- EXERCISE GOAL
Carry none of the pictures over; write out the complete data exactly.

- - - -

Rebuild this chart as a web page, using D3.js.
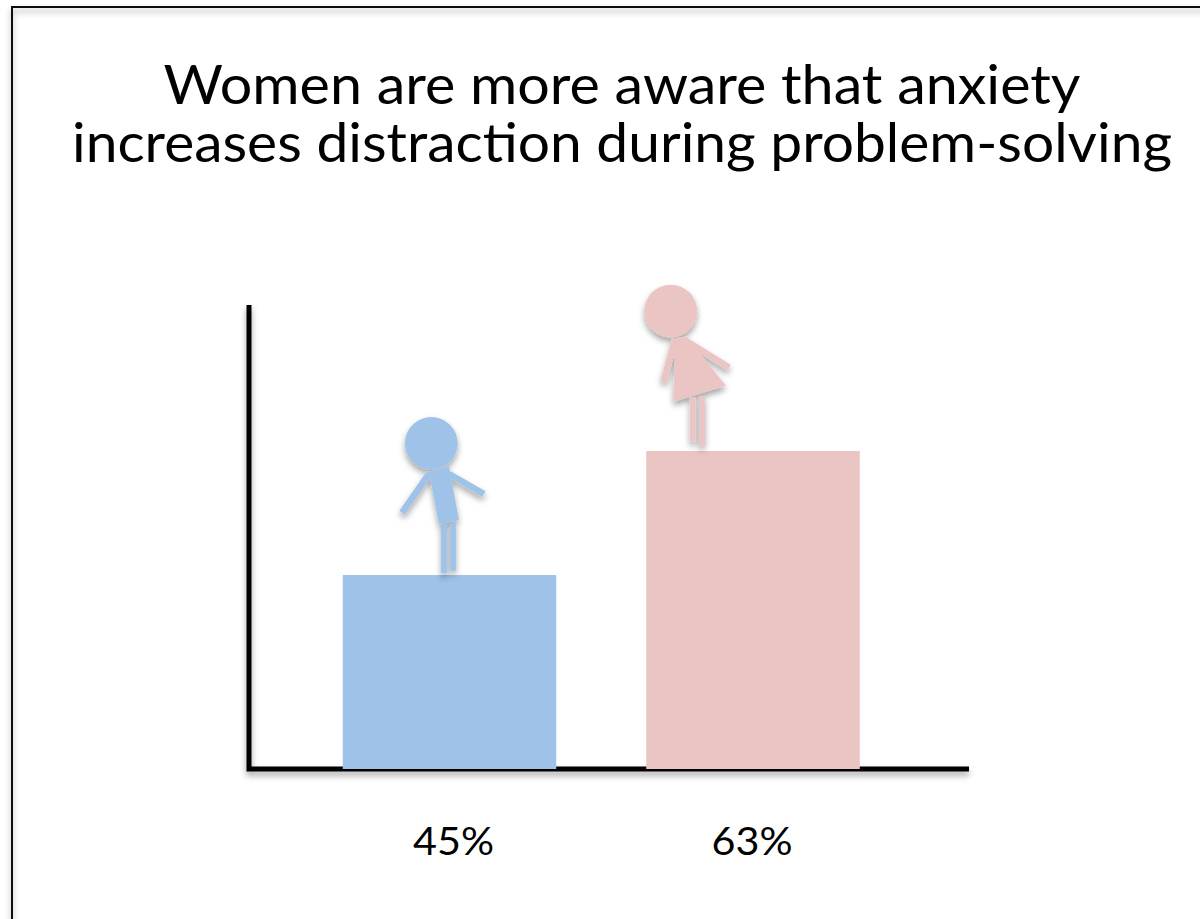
<!DOCTYPE html>
<html>
<head>
<meta charset="utf-8">
<script src="https://cdn.jsdelivr.net/npm/d3@7/dist/d3.min.js"></script>
<style>
  html, body { margin: 0; padding: 0; background: #fff; }
  svg { display: block; }
  text { font-family: Lato, "Open Sans", sans-serif; fill: #000; }
</style>
</head>
<body>
<svg id="chart" width="1200" height="919"></svg>
<script>
// Chart content
const titleLines = ["Women are more aware that anxiety", "increases distraction during problem-solving"];
const titleWidths = [917, 1100];
const groups = ["Men", "Women"];
const percentages = [45, 63];
const percentLabels = ["45%", "63%"];
const barColors = ["#9fc2e9", "#ebc4c4"];

const width = 1200, height = 919;
const svg = d3.select("#chart");

// Soft shadows used by the frame, axes, bars and figures
const defs = svg.append("defs");
const shadow = defs.append("filter").attr("id", "soft")
  .attr("x", "-30%").attr("y", "-20%").attr("width", "160%").attr("height", "140%");
shadow.append("feDropShadow")
  .attr("dx", 0).attr("dy", 4).attr("stdDeviation", 3)
  .attr("flood-color", "#000").attr("flood-opacity", 0.36);
const lineShadow = defs.append("filter").attr("id", "softLine")
  .attr("filterUnits", "userSpaceOnUse")
  .attr("x", 0).attr("y", 0).attr("width", width).attr("height", height);
lineShadow.append("feDropShadow")
  .attr("dx", 0).attr("dy", 4).attr("stdDeviation", 3)
  .attr("flood-color", "#000").attr("flood-opacity", 0.36);

// Frame, running off the right and bottom of the page
svg.append("path")
  .attr("d", `M12,${height + 10}V7H${width + 10}`)
  .attr("fill", "none").attr("stroke", "#111").attr("stroke-width", 2)
  .attr("filter", "url(#softLine)");

// Title
svg.append("g").selectAll("text").data(titleLines).join("text")
  .attr("x", 622)
  .attr("y", (d, i) => 103.5 + i * 58)
  .attr("text-anchor", "middle")
  .attr("font-size", 54)
  .attr("textLength", (d, i) => titleWidths[i])
  .attr("lengthAdjust", "spacingAndGlyphs")
  .text(d => d);

// The value axis starts above zero, so the bars sit on a truncated baseline
const y = d3.scaleLinear().domain([16.84, 84.2]).range([769, 305]);
const barX = d3.scalePoint().domain(groups).range([449.5, 753]);
const barWidth = 213.5;

// Axis lines, drawn first so the bars rest on top of them
svg.append("path")
  .attr("d", `M249,${y.range()[1]}V${y.range()[0]}H969`)
  .attr("fill", "none").attr("stroke", "#000").attr("stroke-width", 5)
  .attr("filter", "url(#softLine)");

// Bars
svg.append("g").selectAll("rect").data(groups).join("rect")
  .attr("x", d => barX(d) - barWidth / 2)
  .attr("y", (d, i) => y(percentages[i]))
  .attr("width", barWidth)
  .attr("height", (d, i) => y.range()[0] - y(percentages[i]))
  .attr("fill", (d, i) => barColors[i]);

// Value labels below the axis
svg.append("g").selectAll("text").data(groups).join("text")
  .attr("x", d => barX(d) + (d === "Men" ? 4 : -1))
  .attr("y", 855)
  .attr("text-anchor", "middle")
  .attr("font-size", 38)
  .attr("textLength", 81)
  .attr("lengthAdjust", "spacingAndGlyphs")
  .text((d, i) => percentLabels[i]);

// Figures standing on the bars; local coordinates run from the centre of each bar top
const figures = {
  Men: {
    head: [-18.2, -131.7, 26.4],
    arms: [[[-20, -102], [-47.5, -62.5]], [[-0.5, -101], [34.5, -81]]],
    legs: [[[-5.5, -52], [-5.5, -1.7]], [[3.5, -52], [3.5, -4.3]]],
    torso: [[-20.5, -103], [-0.5, -108.5], [9.5, -55], [-10.5, -50.5]]
  },
  Women: {
    head: [-82.3, -140, 26.4],
    arms: [[[-78, -112], [-89.5, -69.5]], [[-70, -112], [-24, -83.5]]],
    legs: [[[-60.3, -54], [-60.3, -9.3]], [[-51, -55], [-51, -5.3]]],
    torso: [[-78, -112.7], [-66.3, -114.3], [-27, -65.3], [-79.7, -49.3]]
  }
};

groups.forEach((g, i) => {
  const f = figures[g];
  const color = barColors[i];
  const line = d3.line();
  const fig = svg.append("g")
    .attr("transform", `translate(${barX(g)},${y(percentages[i])})`)
    .attr("filter", "url(#soft)");
  fig.selectAll("path.leg").data(f.legs).join("path").attr("class", "leg")
    .attr("d", line).attr("stroke", color).attr("stroke-width", 5.8).attr("fill", "none");
  fig.selectAll("path.arm").data(f.arms).join("path").attr("class", "arm")
    .attr("d", line).attr("stroke", color).attr("stroke-width", 6.5).attr("fill", "none");
  fig.append("path").attr("d", line(f.torso) + "Z").attr("fill", color);
  fig.append("circle")
    .attr("cx", f.head[0]).attr("cy", f.head[1]).attr("r", f.head[2])
    .attr("fill", color);
});
</script>
</body>
</html>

- - - -

- RESULT BELOW
Rebuild this chart as a web page, using D3.js.
<!DOCTYPE html>
<html>
<head>
<meta charset="utf-8">
<script src="https://cdn.jsdelivr.net/npm/d3@7/dist/d3.min.js"></script>
<style>
  html, body { margin: 0; padding: 0; background: #fff; }
  svg { display: block; }
  text { font-family: Lato, "Open Sans", sans-serif; fill: #000; }
</style>
</head>
<body>
<svg id="chart" width="1200" height="919"></svg>
<script>
// Chart content
const titleLines = ["Women are more aware that anxiety", "increases distraction during problem-solving"];
const titleWidths = [917, 1100];
const groups = ["Men", "Women"];
const percentages = [45, 63];
const percentLabels = ["45%", "63%"];
const barColors = ["#9fc2e9", "#ebc4c4"];

const width = 1200, height = 919;
const svg = d3.select("#chart");

// Soft shadows used by the frame, axes, bars and figures
const defs = svg.append("defs");
const shadow = defs.append("filter").attr("id", "soft")
  .attr("x", "-30%").attr("y", "-20%").attr("width", "160%").attr("height", "140%");
shadow.append("feDropShadow")
  .attr("dx", 0).attr("dy", 4).attr("stdDeviation", 3)
  .attr("flood-color", "#000").attr("flood-opacity", 0.36);
const lineShadow = defs.append("filter").attr("id", "softLine")
  .attr("filterUnits", "userSpaceOnUse")
  .attr("x", 0).attr("y", 0).attr("width", width).attr("height", height);
lineShadow.append("feDropShadow")
  .attr("dx", 0).attr("dy", 4).attr("stdDeviation", 3)
  .attr("flood-color", "#000").attr("flood-opacity", 0.36);

// Frame, running off the right and bottom of the page
svg.append("path")
  .attr("d", `M12,${height + 10}V7H${width + 10}`)
  .attr("fill", "none").attr("stroke", "#111").attr("stroke-width", 2)
  .attr("filter", "url(#softLine)");

// Title
svg.append("g").selectAll("text").data(titleLines).join("text")
  .attr("x", 622)
  .attr("y", (d, i) => 103.5 + i * 58)
  .attr("text-anchor", "middle")
  .attr("font-size", 54)
  .attr("textLength", (d, i) => titleWidths[i])
  .attr("lengthAdjust", "spacingAndGlyphs")
  .text(d => d);

// The value axis starts above zero, so the bars sit on a truncated baseline
const y = d3.scaleLinear().domain([16.84, 84.2]).range([769, 305]);
const barX = d3.scalePoint().domain(groups).range([449.5, 753]);
const barWidth = 213.5;

// Axis lines, drawn first so the bars rest on top of them
svg.append("path")
  .attr("d", `M249,${y.range()[1]}V${y.range()[0]}H969`)
  .attr("fill", "none").attr("stroke", "#000").attr("stroke-width", 5)
  .attr("filter", "url(#softLine)");

// Bars
svg.append("g").selectAll("rect").data(groups).join("rect")
  .attr("x", d => barX(d) - barWidth / 2)
  .attr("y", (d, i) => y(percentages[i]))
  .attr("width", barWidth)
  .attr("height", (d, i) => y.range()[0] - y(percentages[i]))
  .attr("fill", (d, i) => barColors[i]);

// Value labels below the axis
svg.append("g").selectAll("text").data(groups).join("text")
  .attr("x", d => barX(d) + (d === "Men" ? 4 : -1))
  .attr("y", 855)
  .attr("text-anchor", "middle")
  .attr("font-size", 38)
  .attr("textLength", 81)
  .attr("lengthAdjust", "spacingAndGlyphs")
  .text((d, i) => percentLabels[i]);

// Figures standing on the bars; local coordinates run from the centre of each bar top
const figures = {
  Men: {
    head: [-18.2, -131.7, 26.4],
    arms: [[[-20, -102], [-47.5, -62.5]], [[-0.5, -101], [34.5, -81]]],
    legs: [[[-5.5, -52], [-5.5, -1.7]], [[3.5, -52], [3.5, -4.3]]],
    torso: [[-20.5, -103], [-0.5, -108.5], [9.5, -55], [-10.5, -50.5]]
  },
  Women: {
    head: [-82.3, -140, 26.4],
    arms: [[[-78, -112], [-89.5, -69.5]], [[-70, -112], [-24, -83.5]]],
    legs: [[[-60.3, -54], [-60.3, -9.3]], [[-51, -55], [-51, -5.3]]],
    torso: [[-78, -112.7], [-66.3, -114.3], [-27, -65.3], [-79.7, -49.3]]
  }
};

groups.forEach((g, i) => {
  const f = figures[g];
  const color = barColors[i];
  const line = d3.line();
  const fig = svg.append("g")
    .attr("transform", `translate(${barX(g)},${y(percentages[i])})`)
    .attr("filter", "url(#soft)");
  fig.selectAll("path.leg").data(f.legs).join("path").attr("class", "leg")
    .attr("d", line).attr("stroke", color).attr("stroke-width", 5.8).attr("fill", "none");
  fig.selectAll("path.arm").data(f.arms).join("path").attr("class", "arm")
    .attr("d", line).attr("stroke", color).attr("stroke-width", 6.5).attr("fill", "none");
  fig.append("path").attr("d", line(f.torso) + "Z").attr("fill", color);
  fig.append("circle")
    .attr("cx", f.head[0]).attr("cy", f.head[1]).attr("r", f.head[2])
    .attr("fill", color);
});
</script>
</body>
</html>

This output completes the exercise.